Changing that would be "really painful when those domains are all owned and operated by our customers," he explained. "You're sending out tons and tons of communications and asking people to go into systems they never deal with to change some number in order to make things work."

So when Google offered Bitly a chance to use a new "Bring Your Own IP (BYOIP)" address capability -- across all of Google's 20 regions -- they jumped on it. Google Cloud is now offering this capability to all enterprise customers that want to move their applications to the cloud. Other cloud providers including AWS offer BYOIP capabilities, but Google says it's the first to do so globally. Once a customer brings their IPs to Google, Google provides public internet routing for those addresses. 

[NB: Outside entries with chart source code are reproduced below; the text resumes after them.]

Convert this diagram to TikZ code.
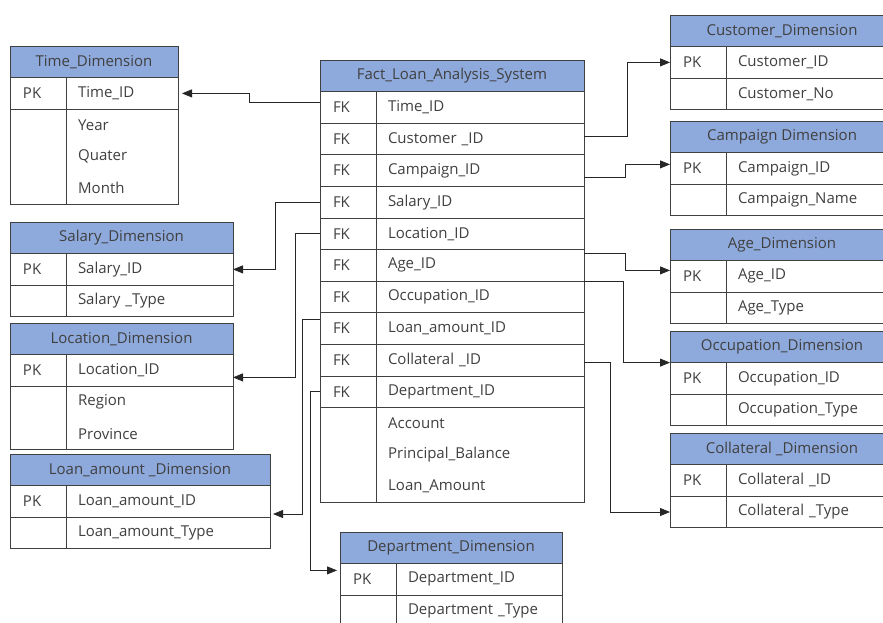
\documentclass[tikz,border=0pt]{standalone}
\usepackage{fontspec}
\setmainfont{Open Sans}
\usetikzlibrary{arrows.meta}

\definecolor{hdrblue}{RGB}{142,169,219}
\definecolor{txtgray}{RGB}{64,64,64}

\begin{document}
\begin{tikzpicture}[x=1pt,y=-1pt,
  font=\fontsize{15}{17}\selectfont, text=txtgray,
  cell/.style={draw=black!75, line width=0.9pt, anchor=north west, outer sep=0pt,
    minimum height=31.6pt, inner ysep=0pt},
  hdr/.style={cell, fill=hdrblue, minimum width=#1},
  keycell/.style={cell, text width=30pt, inner xsep=13pt, align=left},
  namecell/.style={cell, text width=#1, inner xsep=12pt, align=left},
  field/.style={anchor=west, inner xsep=12pt, inner ysep=0pt},
  link/.style={draw=black!85, line width=0.8pt, -{Triangle[length=10pt,width=8pt]}}]
\useasboundingbox (0,0) rectangle (883,622);
\fill[white] (0,0) rectangle (883,622);
\clip (0,0) rectangle (883,622);

% fact table
\node[hdr=264pt] (fact) at (320,60) {Fact\_Loan\_Analysis\_System};
\foreach \n/\fld [count=\i from 0] in {time/Time\_ID, cust/Customer \_ID,
    camp/Campaign\_ID, sal/Salary\_ID, loc/Location\_ID, age/Age\_ID,
    occ/Occupation\_ID, loan/Loan\_amount\_ID, coll/Collateral \_ID,
    dept/Department\_ID} {
  \node[keycell] (fk-\n) at ([yshift=-31.6*\i]fact.south west) {FK};
  \node[namecell=184pt] (f-\n) at (fk-\n.north east) {\fld};
}
\node[keycell, minimum height=94.8pt] (fk-x) at (fk-dept.south west) {};
\node[namecell=184pt, minimum height=94.8pt] (f-at) at (fk-x.north east) {};
\foreach \fld [count=\i from 0] in {Account, Principal\_Balance, Loan\_Amount}
  \node[field] (f-a\i) at ([yshift=-15.8-31.6*\i]f-at.north west) {\fld};

% left dimensions
\node[hdr=168pt] (time) at (10,46) {Time\_Dimension};
\node[keycell] (time-pk) at (time.south west) {PK};
\node[namecell=88pt] (time-id) at (time-pk.north east) {Time\_ID};
\node[keycell, minimum height=94.8pt] (time-k) at (time-pk.south west) {};
\node[namecell=88pt, minimum height=94.8pt] (time-at) at (time-k.north east) {};
\foreach \fld [count=\i from 0] in {Year, Quater, Month}
  \node[field] (time-a\i) at ([yshift=-15.8-31.6*\i]time-at.north west) {\fld};

\node[hdr=223pt] (sal) at (10,222) {Salary\_Dimension};
\node[keycell] (sal-pk) at (sal.south west) {PK};
\node[namecell=143pt] (sal-id) at (sal-pk.north east) {Salary\_ID};
\node[keycell] (sal-k) at (sal-pk.south west) {};
\node[namecell=143pt] (sal-ty) at (sal-k.north east) {Salary \_Type};

\node[hdr=223pt] (loc) at (10,323) {Location\_Dimension};
\node[keycell] (loc-pk) at (loc.south west) {PK};
\node[namecell=143pt] (loc-id) at (loc-pk.north east) {Location\_ID};
\node[keycell, minimum height=63.2pt] (loc-k) at (loc-pk.south west) {};
\node[namecell=143pt, minimum height=63.2pt] (loc-at) at (loc-k.north east) {};
\foreach \fld [count=\i from 0] in {Region, Province}
  \node[field] (loc-a\i) at ([yshift=-15.8-31.6*\i]loc-at.north west) {\fld};

\node[hdr=260pt] (la) at (10,454) {Loan\_amount \_Dimension};
\node[keycell] (la-pk) at (la.south west) {PK};
\node[namecell=180pt] (la-id) at (la-pk.north east) {Loan\_amount\_ID};
\node[keycell] (la-k) at (la-pk.south west) {};
\node[namecell=180pt] (la-ty) at (la-k.north east) {Loan\_amount\_Type};

\node[hdr=222pt] (dep) at (340,532) {Department\_Dimension};
\node[keycell] (dep-pk) at (dep.south west) {PK};
\node[namecell=142pt] (dep-id) at (dep-pk.north east) {Department\_ID};
\node[keycell] (dep-k) at (dep-pk.south west) {};
\node[namecell=142pt] (dep-ty) at (dep-k.north east) {Department \_Type};

% right dimensions
\foreach \n/\top/\title/\id/\ty in {cust/15/Customer\_Dimension/Customer\_ID/Customer\_No,
    camp/121/Campaign Dimension/Campaign\_ID/Campaign\_Name,
    age/229/Age\_Dimension/Age\_ID/Age\_Type,
    occ/331/Occupation\_Dimension/Occupation\_ID/Occupation\_Type,
    coll/433/Collateral \_Dimension/Collateral \_ID/Collateral \_Type} {
  \node[hdr=224pt] (\n) at (670,\top) {\title};
  \node[keycell] (\n-pk) at (\n.south west) {PK};
  \node[namecell=144pt] (\n-id) at (\n-pk.north east) {\id};
  \node[keycell] (\n-k) at (\n-pk.south west) {};
  \node[namecell=144pt] (\n-ty) at (\n-k.north east) {\ty};
}

% connectors
\draw[link, shorten >=4pt] ([yshift=5pt]fk-time.west) -- ++(-71,0) |- (time-id.east);
\draw[link] (fk-sal.west) -- ++(-45,0) |- (sal-id.east);
\draw[link] (fk-loc.west) -- ++(-25,0) |- ([yshift=-7pt]loc-id.east);
\draw[link, shorten >=3pt] ([yshift=9pt]fk-loan.west) -- ++(-18,0) |- ([yshift=-12.6pt]la-id.east);
\draw[link, shorten >=3pt] (fk-dept.west) -- ++(-10,0) |- ([yshift=9pt]dep-pk.west);
\draw[link] ([yshift=3pt]f-cust.east) -- ++(43,0) |- (cust-pk.west);
\draw[link] ([yshift=-7pt]f-camp.east) -- ++(41,0) |- ([yshift=4pt]camp-pk.west);
\draw[link] ([yshift=12pt]f-age.east) -- ++(41,0) |- ([yshift=6pt]age-pk.west);
\draw[link] (f-occ.north east) -- ++(39,0) |- (occ-pk.north west);
\draw[link] ([yshift=-2pt]f-coll.east) -- ++(26,0) |- (coll-k.west);
\end{tikzpicture}
\end{document}
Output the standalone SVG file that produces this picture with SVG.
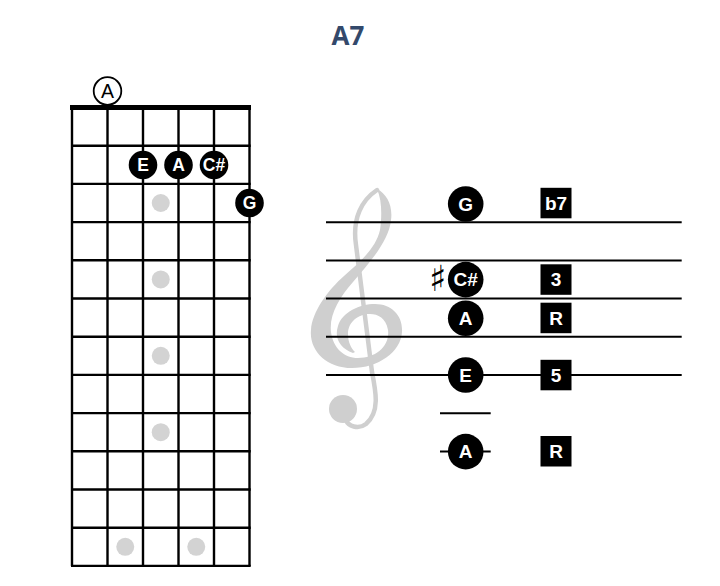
<svg xmlns="http://www.w3.org/2000/svg" width="720" height="586" viewBox="0 0 720 586">
<style>
.grid{stroke:#000;stroke-width:2.4;fill:none}
.staff{stroke:#000;stroke-width:2;fill:none}
.dot{fill:#d3d3d3}
.note{fill:#000}
.nt{fill:#fff;font-family:"Liberation Sans",Arial,sans-serif;font-weight:bold;text-anchor:middle}
.fn{font-size:17.5px}
.sn{font-size:19px}
.box{fill:#000}
.bt{fill:#fff;font-family:"Liberation Sans",Arial,sans-serif;font-weight:bold;font-size:19px;text-anchor:middle}
.clef{fill:#cfcfcf}
</style>
<rect width="720" height="586" fill="#fff"/>
<text x="348" y="45" font-family="'Open Sans','Liberation Sans',sans-serif" font-weight="bold" font-size="26" fill="#33496b" text-anchor="middle">A7</text>

<g id="fretboard">
  <g class="grid">
    <path d="M72,107.5V566M107.5,107.5V566M143,107.5V566M178.5,107.5V566M214,107.5V566M249.5,107.5V566"/>
    <path d="M71,145.7H250.7M71,183.9H250.7M71,222.1H250.7M71,260.3H250.7M71,298.5H250.7M71,336.7H250.7M71,374.9H250.7M71,413.1H250.7M71,451.3H250.7M71,489.5H250.7M71,527.7H250.7M71,565.9H250.7"/>
  </g>
  <path d="M70,107.5H251" stroke="#000" stroke-width="5"/>
  <g id="inlays">
    <circle class="dot" cx="160.75" cy="203" r="9"/>
    <circle class="dot" cx="160.75" cy="279.4" r="9"/>
    <circle class="dot" cx="160.75" cy="355.8" r="9"/>
    <circle class="dot" cx="160.75" cy="432.2" r="9"/>
    <circle class="dot" cx="125.25" cy="546.8" r="9"/>
    <circle class="dot" cx="196.25" cy="546.8" r="9"/>
  </g>
</g>

<g id="open-A">
  <circle cx="107.5" cy="91" r="13.8" fill="#fff" stroke="#000" stroke-width="1.8"/>
  <text x="107.5" y="98" font-family="'Liberation Sans',Arial,sans-serif" font-size="19.5" text-anchor="middle" fill="#000">A</text>
</g>
<g id="fb-E"><circle class="note" cx="143" cy="165" r="14.3"/><text class="nt fn" x="143" y="171.3">E</text></g>
<g id="fb-A"><circle class="note" cx="178.5" cy="165" r="14.3"/><text class="nt fn" x="178.5" y="171.3">A</text></g>
<g id="fb-Cs"><circle class="note" cx="214" cy="165" r="14.3"/><text class="nt fn" x="214" y="171.3">C#</text></g>
<g id="fb-G"><circle class="note" cx="249.5" cy="203" r="14.3"/><text class="nt fn" x="249.5" y="209.3">G</text></g>

<g id="clef">
  <path class="clef" d="M353,353 C340,348 334,338 338,326 C342,312 360,304 375,304 C392,304 403,316 402,332 C401,352 378,368 352,368 C326,368 309,350 311,330 C312,312 328,290 344,276 C360,262 376,248 380,230 C382,216 382,200 377,189 C387,194 393,206 391,220 C389,240 372,260 353,282 C339,298 329,315 331,332 C333,348 344,358 358,358 C376,358 390,346 388,330 C386,318 378,314 370,314 C358,314 348,322 348,334 C348,342 351,348 355,352 Z"/>
  <path d="M377,190 C362,200 352,218 356,245 L372,372 C376,392 380,412 366,424 C358,430 348,426 346,420" fill="none" stroke="#cfcfcf" stroke-width="4.5" stroke-linecap="round"/>
  <circle class="clef" cx="343" cy="409" r="14"/>
</g>

<g id="staff" class="staff">
  <path d="M326,222.3H681.7M326,260.6H681.7M326,298.6H681.7M326,336.8H681.7M326,375H681.7"/>
  <path d="M440,413.3H490.7M440,451.6H490.7"/>
</g>

<g id="st-G"><circle class="note" cx="465.7" cy="204" r="17.8"/><text class="nt sn" x="465.7" y="210.8">G</text></g>
<g id="st-Cs">
  <text x="438" y="291" font-family="'DejaVu Sans',sans-serif" font-size="36" text-anchor="middle" fill="#000">♯</text>
  <circle class="note" cx="465.7" cy="279.6" r="17.8"/><text class="nt sn" x="465.7" y="286.4">C#</text>
</g>
<g id="st-A"><circle class="note" cx="465.7" cy="318.2" r="17.8"/><text class="nt sn" x="465.7" y="325">A</text></g>
<g id="st-E"><circle class="note" cx="465.7" cy="375" r="17.8"/><text class="nt sn" x="465.7" y="381.8">E</text></g>
<g id="st-A-low"><circle class="note" cx="465.7" cy="451.6" r="17.8"/><text class="nt sn" x="465.7" y="458.4">A</text></g>

<g id="lbl-b7"><rect class="box" x="540.5" y="187.8" width="31" height="30.5"/><text class="bt" x="556" y="209.8">b7</text></g>
<g id="lbl-3"><rect class="box" x="540.5" y="264.3" width="31" height="30.5"/><text class="bt" x="556" y="286.3">3</text></g>
<g id="lbl-R1"><rect class="box" x="540.5" y="302.7" width="31" height="30.5"/><text class="bt" x="556" y="324.7">R</text></g>
<g id="lbl-5"><rect class="box" x="540.5" y="359.8" width="31" height="30.5"/><text class="bt" x="556" y="381.8">5</text></g>
<g id="lbl-R2"><rect class="box" x="540.5" y="436" width="31" height="30.5"/><text class="bt" x="556" y="458">R</text></g>
</svg>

The BYOIP capability was crucial for Bitly, given that its customers have custom domains hard-coded with Bitly's IPs in their DNS records. Years ago, when the company moved from one data center to another, it went through the process of changing IP addresses. "It was a long, arduous process, it took many, many months, and it was just a huge distraction to our business," Holbrook said. 

Bitly may be different from most enterprises in terms of the number of domains pointed at its IP. Still, many other businesses have similar setups with domains tied to physical IP addresses that would be hard to update. Meanwhile, other companies may have their own, relatively well-known IP blocks that they want to continue using. 

Bringing over their own IP addresses to the cloud can help a business speed up their migration, minimize down time and reduce networking infrastructure costs. 

Meanwhile, now that it's using Google's global networking infrastructure, Bitly has seen significant performance improvements for customers. It's benefited from an up to 50 percent decrease in latency from the client to a service for resolve time, connection time and download time.

"It's truly a noticeable increase for our billions and billions of links that are all across the internet," Holbrook said.